Mechanics to Metaphor: The Rhythm Line

The Rhythm Line. As vibration falls in frequency downward through light, though ranges imperceptible to us and down through sound, it eventually slows to the point where we can apprehend each individual vibration: pitch becomes pulse. Experientially, vibrations within our pitch range and above exist without regard to time: while we can point to the time when such a frequency begins and ends, while it is occurring, while we are inside of it, time is not referenced; pitch simply is. Pulse, in contrast, for us measures time; it is forever concerned with where it’s been and where it’s going. Of course, just because we can’t count individual vibrations beyond a certain speed doesn’t mean they’re not occurring in time; we may experience A440, for example, as timeless, but it’s still a wave cycling 440 times per second. But the fact that we perceive pitch as timeless, and pulse as time-based, suggests two separate modalities so ubiquitous to human experience that they’re easy to miss: being and process. Our lives are spent being and doing; what we perceive as which is a matter of frequency. Again, we’re not talking about what we can scientifically measure, or imagine; we’re talking about what we perceive and experience. The implications of this are considerable: what we perceive and experience as “is” and what we perceive and experience as “does” defines for us what is fixed and what is mutable; our beliefs, our notions of reality, are intertwined with these distinctions.

In Muzoracle mythopoetics, the frequency that divides these modalities is called the Rhythm Line. It’s more, however, than a fixed number where vibration falls out of our hearing range; it marks a shift in consciousness and varies for different people in different ways at different times. It is quite possible for us, for example, to bring more being into doing, to become more present in time, as any good drummer or meditator will tell you. Presence in life is an altering of our relationship to frequency.

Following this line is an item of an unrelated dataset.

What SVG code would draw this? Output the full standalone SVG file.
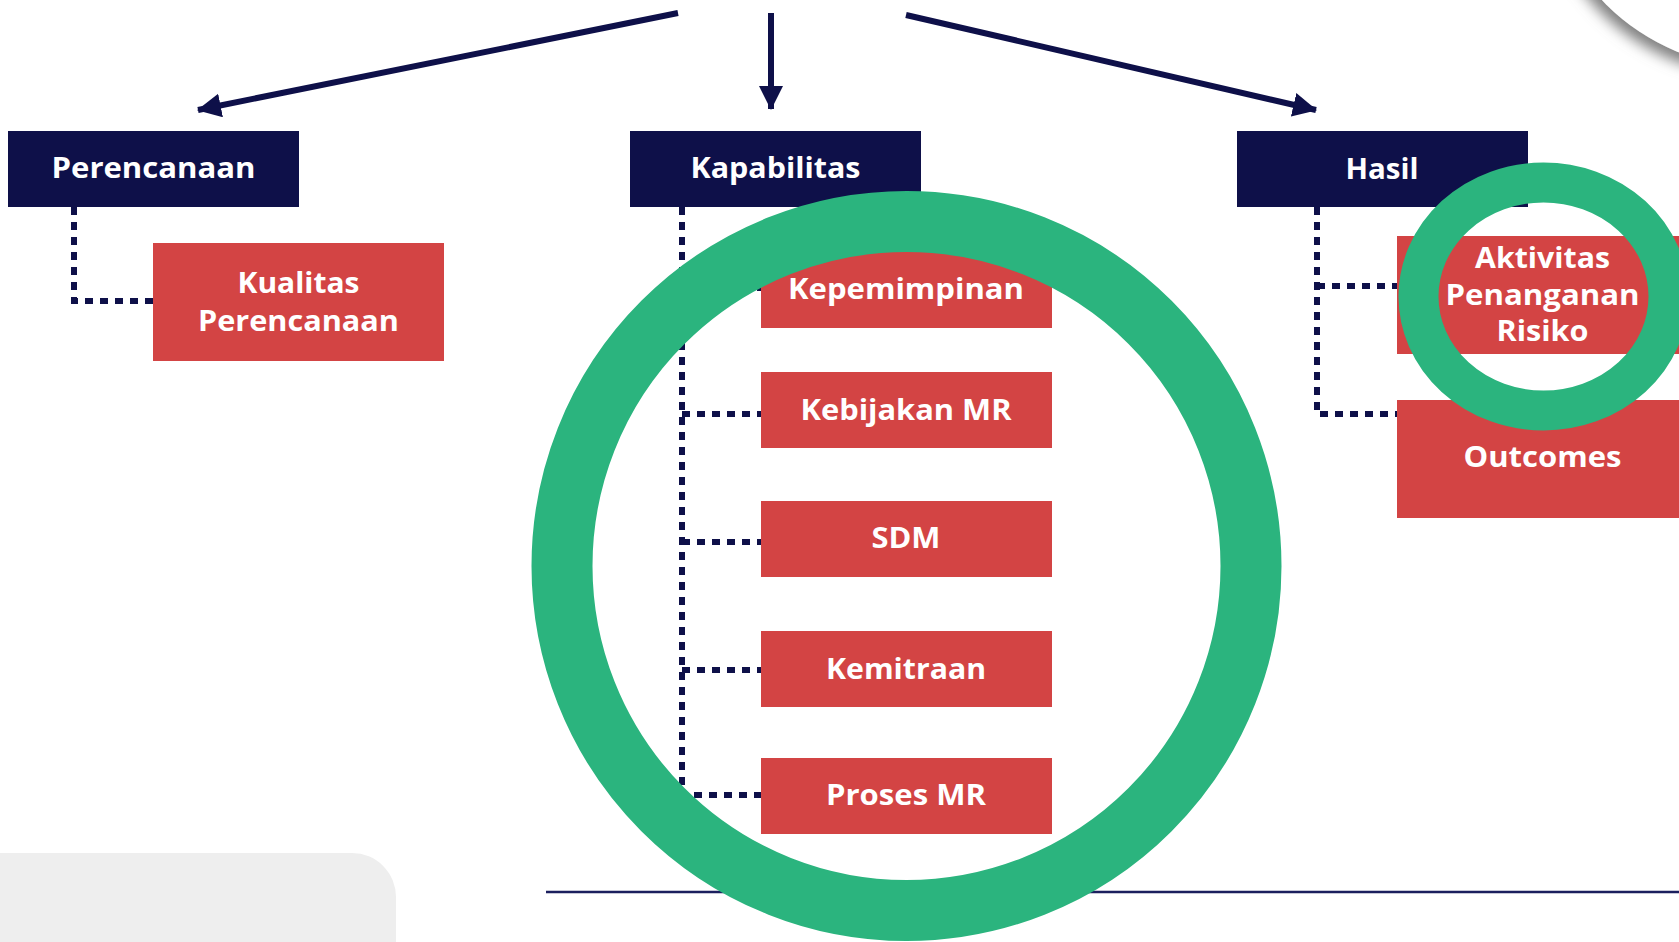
<svg xmlns="http://www.w3.org/2000/svg" width="1679" height="942" viewBox="0 0 1679 942">
<style>
.hdr{fill:#0e1049}
.red{fill:#d34444}
.t{font-family:"Open Sans","Liberation Sans",sans-serif;font-weight:700;font-size:28px;fill:#ffffff;text-anchor:middle}
.dot{fill:none;stroke:#0e1049;stroke-width:6;stroke-dasharray:8 7}
.arr{fill:none;stroke:#0e1049;stroke-width:6}
.ring{fill:none;stroke:#2bb47e}
</style>
<defs>
<marker id="ah" markerUnits="userSpaceOnUse" markerWidth="26" markerHeight="26" refX="23" refY="12" orient="auto" viewBox="0 0 26 26">
<path d="M0,0 L24,12 L0,24 z" fill="#0e1049"/>
</marker>
<filter id="sh" x="-50%" y="-50%" width="200%" height="200%">
<feDropShadow dx="-5" dy="8" stdDeviation="7" flood-color="#808080" flood-opacity="1"/>
</filter>
</defs>
<rect width="1679" height="942" fill="#ffffff"/>
<g id="deco">
<circle cx="1760" cy="-150" r="218" fill="#ffffff" filter="url(#sh)"/>
<path d="M0,853 H352 A44,44 0 0 1 396,897 V942 H0 z" fill="#eeeeee"/>
<line x1="546" y1="892" x2="1679" y2="892" stroke="#1b1f5e" stroke-width="2.5"/>
</g>
<g id="connectors">
<line class="arr" x1="678" y1="13" x2="198" y2="110" marker-end="url(#ah)"/>
<line class="arr" x1="771" y1="13" x2="771" y2="109" marker-end="url(#ah)"/>
<line class="arr" x1="906" y1="15" x2="1316" y2="110" marker-end="url(#ah)"/>
<path class="dot" d="M74,207 V301 H153"/>
<path class="dot" d="M682,207 V795 H761"/>
<path class="dot" d="M682,288 H761"/>
<path class="dot" d="M682,414 H761"/>
<path class="dot" d="M682,542 H761"/>
<path class="dot" d="M682,670 H761"/>
<path class="dot" d="M1317,207 V414 H1397"/>
<path class="dot" d="M1317,286 H1397"/>
</g>
<g id="n-perencanaan"><rect class="hdr" x="8" y="131" width="291" height="76"/><text class="t" x="153.5" y="178" textLength="204" lengthAdjust="spacingAndGlyphs">Perencanaan</text></g>
<g id="n-kapabilitas"><rect class="hdr" x="630" y="131" width="291" height="76"/><text class="t" x="775.5" y="178" textLength="170" lengthAdjust="spacingAndGlyphs">Kapabilitas</text></g>
<g id="n-hasil"><rect class="hdr" x="1237" y="131" width="291" height="76"/><text class="t" x="1382" y="178.5" textLength="73" lengthAdjust="spacingAndGlyphs">Hasil</text></g>
<g id="n-kualitas"><rect class="red" x="153" y="243" width="291" height="118"/><text class="t" x="298.5" y="293" textLength="122" lengthAdjust="spacingAndGlyphs">Kualitas</text><text class="t" x="298.5" y="331" textLength="201" lengthAdjust="spacingAndGlyphs">Perencanaan</text></g>
<g id="n-kepemimpinan"><rect class="red" x="761" y="252" width="291" height="76"/><text class="t" x="906" y="299" textLength="236" lengthAdjust="spacingAndGlyphs">Kepemimpinan</text></g>
<g id="n-kebijakan"><rect class="red" x="761" y="372" width="291" height="76"/><text class="t" x="906" y="419.5" textLength="211" lengthAdjust="spacingAndGlyphs">Kebijakan MR</text></g>
<g id="n-sdm"><rect class="red" x="761" y="501" width="291" height="76"/><text class="t" x="906" y="548" textLength="69" lengthAdjust="spacingAndGlyphs">SDM</text></g>
<g id="n-kemitraan"><rect class="red" x="761" y="631" width="291" height="76"/><text class="t" x="906" y="679" textLength="160" lengthAdjust="spacingAndGlyphs">Kemitraan</text></g>
<g id="n-proses"><rect class="red" x="761" y="758" width="291" height="76"/><text class="t" x="906" y="805" textLength="160" lengthAdjust="spacingAndGlyphs">Proses MR</text></g>
<g id="n-aktivitas"><rect class="red" x="1397" y="236" width="291" height="118"/><text class="t" x="1542.5" y="268" textLength="135" lengthAdjust="spacingAndGlyphs">Aktivitas</text><text class="t" x="1542.5" y="305" textLength="194" lengthAdjust="spacingAndGlyphs">Penanganan</text><text class="t" x="1542.5" y="341" textLength="92" lengthAdjust="spacingAndGlyphs">Risiko</text></g>
<g id="n-outcomes"><rect class="red" x="1397" y="400" width="291" height="118"/><text class="t" x="1542.5" y="467" textLength="158" lengthAdjust="spacingAndGlyphs">Outcomes</text></g>
<g id="highlights">
<circle class="ring" cx="906.5" cy="566" r="344.5" stroke-width="61"/>
<ellipse class="ring" cx="1543.5" cy="296.5" rx="125" ry="114" stroke-width="40"/>
</g>
</svg>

Experientially, for us human critters, pitch—and by extension, harmony—is timeless. Pulse—and by extension, rhythm, scales, and melody—is time-based. In Muzoracle mythopoetics, pitch and harmony—expressed chiefly through the cards and the Musician’s Die—indicate states of being. Rhythm, scales, and melody—expressed in a handful of cards and the Solfège Dice—indicate processes or points within processes.